コラム37 遺留分侵害額請求で想定外の資金流出

遺留分侵害額請求で想定外の資金が流出してしまう

column37 遺留分 侵害額請求

社長の相続財産に占める自社株の割合が圧倒的に多いため、自社株を株価が安いうちに生前贈与し、残った自社株を後継者に集中させるために遺言を作成するのは一般的によくあることです。

遺留分の財産

遺留分とは、直系尊属のみが相続人である場合を除き、相続人が法定相続分の1/2を相続する権利で、社長の兄弟は権利がありません。

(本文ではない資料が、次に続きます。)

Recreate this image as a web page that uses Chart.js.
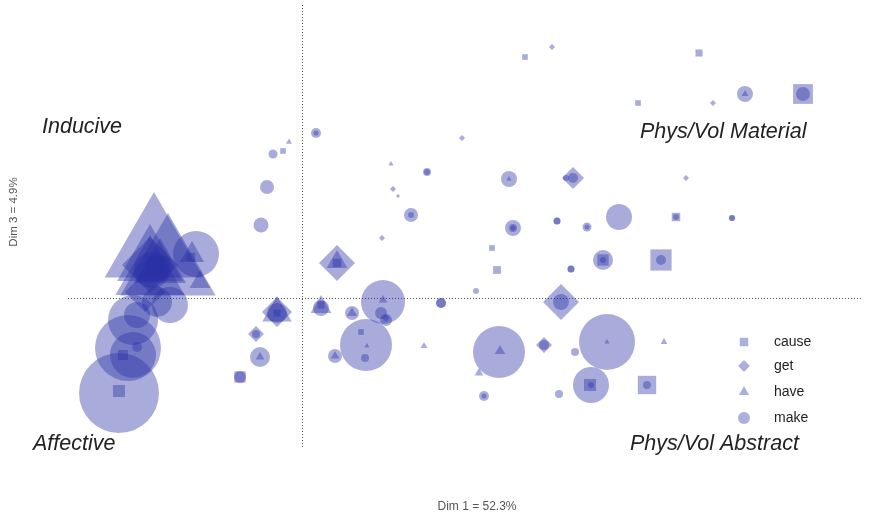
<!DOCTYPE html>
<html>
<head>
<meta charset="utf-8">
<title>Correspondence map</title>
<script src="https://cdn.jsdelivr.net/npm/chart.js@4/dist/chart.umd.min.js"></script>
<style>
  html, body { margin: 0; padding: 0; background: #fff; }
  canvas { display: block; }
</style>
</head>
<body>
<canvas id="map" width="879" height="518"></canvas>
<script>
// verb series: [dim1, dim3, radius]
const cause = [
  [2.23, 2.41, 4], [3.97, 2.45, 5], [3.36, 1.95, 4], [5.01, 2.04, 14],
  [-0.19, 1.47, 4], [3.74, 0.81, 6], [1.90, 0.50, 4], [1.95, 0.28, 5.5],
  [3.01, 0.38, 8], [3.59, 0.38, 15], [0.35, 0.35, 6], [0.19, -0.07, 5],
  [-0.25, -0.15, 5], [0.59, -0.34, 4], [2.88, -0.87, 8.5], [3.45, -0.87, 13],
  [-0.62, -0.79, 8], [-1.83, -0.93, 8.5], [-1.79, -0.57, 7], [-1.47, 0.33, 10],
  [-1.11, 0.41, 6]
];
const get = [
  [2.50, 2.51, 3], [4.11, 1.95, 3], [1.60, 1.60, 3], [2.71, 1.20, 11],
  [3.84, 1.20, 3], [0.91, 1.09, 3], [0.96, 1.02, 2], [2.11, 0.70, 3],
  [0.80, 0.60, 3], [0.35, 0.35, 18], [2.59, -0.04, 18], [2.42, -0.47, 8],
  [-0.25, -0.14, 15], [-0.46, -0.36, 8], [0.84, -0.20, 4],
  [-1.52, 0.33, 28], [-1.57, 0.06, 20]
];
const have = [
  [-0.13, 1.56, 3.5], [0.89, 1.34, 3], [2.07, 1.19, 3], [4.43, 2.04, 4],
  [0.35, 0.36, 12], [-0.25, -0.15, 17], [0.19, -0.09, 12], [0.50, -0.15, 6],
  [0.81, -0.02, 5], [0.65, -0.48, 3], [0.33, -0.58, 5], [-0.42, -0.59, 5],
  [1.22, -0.48, 4], [1.98, -0.53, 6], [3.05, -0.44, 3], [3.62, -0.44, 4],
  [1.77, -0.75, 5],
  [-1.48, 0.49, 57], [-1.34, 0.30, 55], [-1.52, 0.36, 38], [-1.42, 0.30, 30],
  [-1.10, 0.43, 14], [-1.52, 0.23, 40], [-1.02, 0.16, 12]
];
const make = [
  [0.14, 1.65, 5], [0.14, 1.65, 2.5], [-0.29, 1.44, 4.5], [-0.35, 1.11, 7],
  [-0.41, 0.73, 7.5], [1.25, 1.26, 4], [1.25, 1.26, 3], [2.07, 1.19, 8],
  [2.64, 1.20, 3], [2.71, 1.20, 5], [4.43, 2.04, 8], [5.01, 2.04, 7],
  [1.09, 0.83, 7], [1.09, 0.83, 3], [2.11, 0.70, 8], [2.11, 0.70, 4],
  [2.55, 0.77, 3.5], [2.55, 0.77, 3.5], [2.85, 0.71, 4.5], [2.85, 0.71, 2.5],
  [3.17, 0.81, 13], [3.74, 0.81, 3], [4.30, 0.80, 3], [4.30, 0.80, 3],
  [2.69, 0.29, 3.5], [2.69, 0.29, 3.5], [3.01, 0.38, 10], [3.01, 0.38, 3],
  [3.59, 0.38, 5], [1.39, -0.05, 5], [1.39, -0.05, 5], [1.74, 0.07, 3],
  [2.59, -0.04, 8], [0.19, -0.10, 8], [0.50, -0.15, 7], [0.81, -0.04, 22],
  [0.79, -0.15, 6], [0.84, -0.22, 6], [0.64, -0.47, 26], [0.63, -0.60, 4],
  [0.33, -0.58, 7], [-0.25, -0.15, 10], [-0.46, -0.36, 4], [-0.42, -0.59, 10],
  [-0.62, -0.79, 6], [1.97, -0.54, 26], [2.42, -0.47, 5], [2.73, -0.54, 4],
  [3.05, -0.44, 28], [2.89, -0.87, 18], [2.89, -0.87, 3], [3.45, -0.87, 4],
  [1.82, -0.98, 5], [1.82, -0.98, 2.5], [2.57, -0.96, 4],
  [-1.06, 0.44, 23], [-1.50, 0.28, 18], [-1.44, 0.30, 14], [-1.32, -0.07, 18],
  [-1.45, -0.04, 15], [-1.65, -0.17, 13], [-1.69, -0.22, 25], [-1.74, -0.50, 33],
  [-1.69, -0.57, 23], [-1.65, -0.49, 5], [-1.83, -0.95, 40]
];

const seriesNames = ["cause", "get", "have", "make"];
const seriesStyles = ["rect", "rectRot", "triangle", "circle"];
const seriesData = [cause, get, have, make];

const quadrantLabels = [
  { text: "Inducive",          x: -2.60, y: 1.65 },
  { text: "Phys/Vol Material", x: 3.38,  y: 1.60 },
  { text: "Affective",         x: -2.69, y: -1.52 },
  { text: "Phys/Vol Abstract", x: 3.28,  y: -1.52 }
];
const xTitle = "Dim 1 = 52.3%";
const yTitle = "Dim 3 = 4.9%";

const FILL = "rgba(40,48,165,0.40)";
const LEGEND_FILL = "rgba(40,48,165,0.38)";

const overlay = {
  id: "mapOverlay",
  beforeDatasetsDraw(chart) {
    const { ctx, scales: { x, y } } = chart;
    const x0 = x.getPixelForValue(0), y0 = y.getPixelForValue(0);
    ctx.save();
    ctx.strokeStyle = "#555";
    ctx.lineWidth = 1;
    ctx.setLineDash([1, 2]);
    ctx.beginPath();
    ctx.moveTo(Math.round(x0) + 0.5, y.getPixelForValue(2.93));
    ctx.lineTo(Math.round(x0) + 0.5, y.getPixelForValue(-1.49));
    ctx.moveTo(x.getPixelForValue(-2.34), Math.round(y0) + 0.5);
    ctx.lineTo(x.getPixelForValue(5.6), Math.round(y0) + 0.5);
    ctx.stroke();
    ctx.restore();
  },
  afterDraw(chart) {
    const { ctx, scales: { x, y } } = chart;
    ctx.save();
    // quadrant names
    ctx.fillStyle = "#222";
    ctx.font = "italic 21.5px 'Liberation Sans', Arial, sans-serif";
    ctx.textAlign = "left";
    ctx.textBaseline = "alphabetic";
    quadrantLabels.forEach(q => {
      ctx.fillText(q.text, x.getPixelForValue(q.x), y.getPixelForValue(q.y));
    });

    // axis titles
    ctx.fillStyle = "#555";
    ctx.font = "12px 'Liberation Sans', Arial, sans-serif";
    ctx.textAlign = "center";
    ctx.textBaseline = "middle";
    ctx.fillText(xTitle, 477, 507);
    ctx.font = "11.5px 'Liberation Sans', Arial, sans-serif";
    ctx.translate(14, 212);
    ctx.rotate(-Math.PI / 2);
    ctx.fillText(yTitle, 0, 0);
    ctx.setTransform(1, 0, 0, 1, 0, 0);

    // legend
    ctx.font = "14px 'Liberation Sans', Arial, sans-serif";
    ctx.textAlign = "left";
    const rows = [342, 366, 392, 418];
    seriesNames.forEach((name, i) => {
      ctx.fillStyle = LEGEND_FILL;
      Chart.helpers.drawPoint(ctx, {
        pointStyle: seriesStyles[i], radius: 6, rotation: 0, borderWidth: 0
      }, 744, rows[i]);
      ctx.fillStyle = "#222";
      ctx.fillText(name, 774, rows[i]);
    });
    ctx.restore();
  }
};

new Chart(document.getElementById("map"), {
  type: "bubble",
  data: {
    datasets: seriesNames.map((name, i) => ({
      label: name,
      data: seriesData[i].map(([px, py, r]) => ({ x: px, y: py, r })),
      pointStyle: seriesStyles[i],
      backgroundColor: FILL,
      borderWidth: 0,
      borderColor: "rgba(0,0,0,0)",
      clip: false
    }))
  },
  options: {
    responsive: false,
    animation: false,
    devicePixelRatio: 1,
    // plot area 2..862 x 18..498, no extra room reserved for bubbles
    layout: { autoPadding: false, padding: { left: 2, right: 17, top: 18, bottom: 20 } },
    scales: {
      x: { type: "linear", min: -3.0, max: 5.6, display: false },
      y: { type: "linear", min: -2.0, max: 2.8, display: false }
    },
    plugins: {
      legend: { display: false },
      tooltip: { enabled: false }
    }
  },
  plugins: [overlay]
});
</script>
</body>
</html>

遺留分を算定する場合相続時点での財産だけで遺産分割をすると不平等な分割になるので、相続前10年間に生前贈与した財産額も追加した上で、遺留分の金額を算定します。

そして、遺言により承継する財産額が遺留分より少ない相続人は、多額の財産を承継した相続人に不足分を現金で支払うよう請求ができます。

生前贈与した株価の財産評価

問題は、生前贈与した財産の評価で、安い株価で贈与した自社株を、贈与時ではなく、相続時の高い株価で評価する必要があることです。

適用する株価は、相続財産と同じ株価からそれよりも一段と高い時価評価までありますが、相続人全員が納得すれば、最も安い、相続財産と同じ株価が適用できます。

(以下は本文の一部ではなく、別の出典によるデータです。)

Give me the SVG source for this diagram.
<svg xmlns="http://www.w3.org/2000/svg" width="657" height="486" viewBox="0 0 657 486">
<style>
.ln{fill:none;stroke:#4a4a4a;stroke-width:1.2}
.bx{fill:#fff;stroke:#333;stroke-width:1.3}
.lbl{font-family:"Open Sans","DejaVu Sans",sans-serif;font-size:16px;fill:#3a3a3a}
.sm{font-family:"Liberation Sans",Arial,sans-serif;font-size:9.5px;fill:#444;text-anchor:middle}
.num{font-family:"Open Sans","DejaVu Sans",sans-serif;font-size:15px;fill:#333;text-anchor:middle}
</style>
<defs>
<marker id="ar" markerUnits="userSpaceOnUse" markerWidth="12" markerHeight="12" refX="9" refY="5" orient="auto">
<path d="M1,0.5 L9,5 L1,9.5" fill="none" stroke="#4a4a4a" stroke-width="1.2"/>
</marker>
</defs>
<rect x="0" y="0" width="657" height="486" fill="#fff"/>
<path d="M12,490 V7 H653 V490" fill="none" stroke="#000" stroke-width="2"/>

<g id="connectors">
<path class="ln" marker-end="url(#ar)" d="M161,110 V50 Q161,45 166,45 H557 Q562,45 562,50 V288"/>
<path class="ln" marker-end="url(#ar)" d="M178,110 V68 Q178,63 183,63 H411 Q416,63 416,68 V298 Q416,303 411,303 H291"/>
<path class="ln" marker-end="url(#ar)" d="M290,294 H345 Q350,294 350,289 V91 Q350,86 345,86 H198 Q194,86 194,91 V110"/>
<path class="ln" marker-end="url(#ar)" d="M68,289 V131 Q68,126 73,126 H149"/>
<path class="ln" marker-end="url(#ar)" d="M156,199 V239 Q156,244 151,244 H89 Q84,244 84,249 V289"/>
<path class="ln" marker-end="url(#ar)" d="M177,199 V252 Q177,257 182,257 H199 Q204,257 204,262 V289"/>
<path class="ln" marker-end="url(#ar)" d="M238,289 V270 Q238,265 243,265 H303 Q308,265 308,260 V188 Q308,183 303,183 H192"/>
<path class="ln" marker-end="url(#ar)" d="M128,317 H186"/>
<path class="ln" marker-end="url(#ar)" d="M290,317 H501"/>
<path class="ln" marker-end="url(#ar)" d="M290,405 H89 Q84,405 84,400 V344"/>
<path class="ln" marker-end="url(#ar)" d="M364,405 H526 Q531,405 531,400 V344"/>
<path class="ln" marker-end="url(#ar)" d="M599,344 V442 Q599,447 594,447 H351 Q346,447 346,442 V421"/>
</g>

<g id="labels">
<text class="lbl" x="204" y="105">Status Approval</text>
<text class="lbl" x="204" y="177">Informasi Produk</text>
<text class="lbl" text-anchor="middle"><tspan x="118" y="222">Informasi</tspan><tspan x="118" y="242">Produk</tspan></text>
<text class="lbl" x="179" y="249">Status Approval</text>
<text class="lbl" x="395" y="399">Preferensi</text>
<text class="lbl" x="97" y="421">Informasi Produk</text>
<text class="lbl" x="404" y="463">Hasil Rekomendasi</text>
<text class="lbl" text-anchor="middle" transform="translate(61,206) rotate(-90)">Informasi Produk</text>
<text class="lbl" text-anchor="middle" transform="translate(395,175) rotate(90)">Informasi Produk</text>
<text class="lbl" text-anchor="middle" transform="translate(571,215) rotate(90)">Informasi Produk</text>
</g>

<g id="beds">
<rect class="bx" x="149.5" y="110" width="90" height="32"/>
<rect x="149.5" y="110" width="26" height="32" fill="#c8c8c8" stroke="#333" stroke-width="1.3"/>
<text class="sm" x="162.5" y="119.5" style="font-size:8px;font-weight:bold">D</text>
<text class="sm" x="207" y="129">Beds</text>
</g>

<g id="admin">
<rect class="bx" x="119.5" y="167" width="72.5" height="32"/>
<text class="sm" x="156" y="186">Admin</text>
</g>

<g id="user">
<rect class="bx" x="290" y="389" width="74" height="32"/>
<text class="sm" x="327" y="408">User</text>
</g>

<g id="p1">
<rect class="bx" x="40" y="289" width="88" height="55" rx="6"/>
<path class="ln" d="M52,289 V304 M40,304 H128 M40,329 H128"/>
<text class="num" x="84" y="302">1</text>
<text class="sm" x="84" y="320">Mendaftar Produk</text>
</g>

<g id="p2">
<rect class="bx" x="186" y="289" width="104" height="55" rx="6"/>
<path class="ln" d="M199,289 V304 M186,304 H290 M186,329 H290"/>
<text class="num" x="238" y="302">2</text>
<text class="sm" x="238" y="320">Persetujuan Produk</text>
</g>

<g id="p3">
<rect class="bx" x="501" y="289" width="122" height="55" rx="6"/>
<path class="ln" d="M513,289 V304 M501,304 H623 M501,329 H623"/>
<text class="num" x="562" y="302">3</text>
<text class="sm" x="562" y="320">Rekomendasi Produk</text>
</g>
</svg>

しかし、もめた場合には、それより一段と高い時価評価になってしまいます。

もともと財産に占める自社株割合が圧倒的に高いのに加え、生前贈与の株価が相続時の財産評価よりもさらに高い時価で評価されると、想定外の多額の遺留分侵害額を請求されることになります。

後継者は現金で支払う必要があるため、持株を自社等に売却する等して現金を確保することにより、会社から想定外の資金が流出するリスクがあります。

ですから、遺言作成を含めた、事前の対策が必須なのです。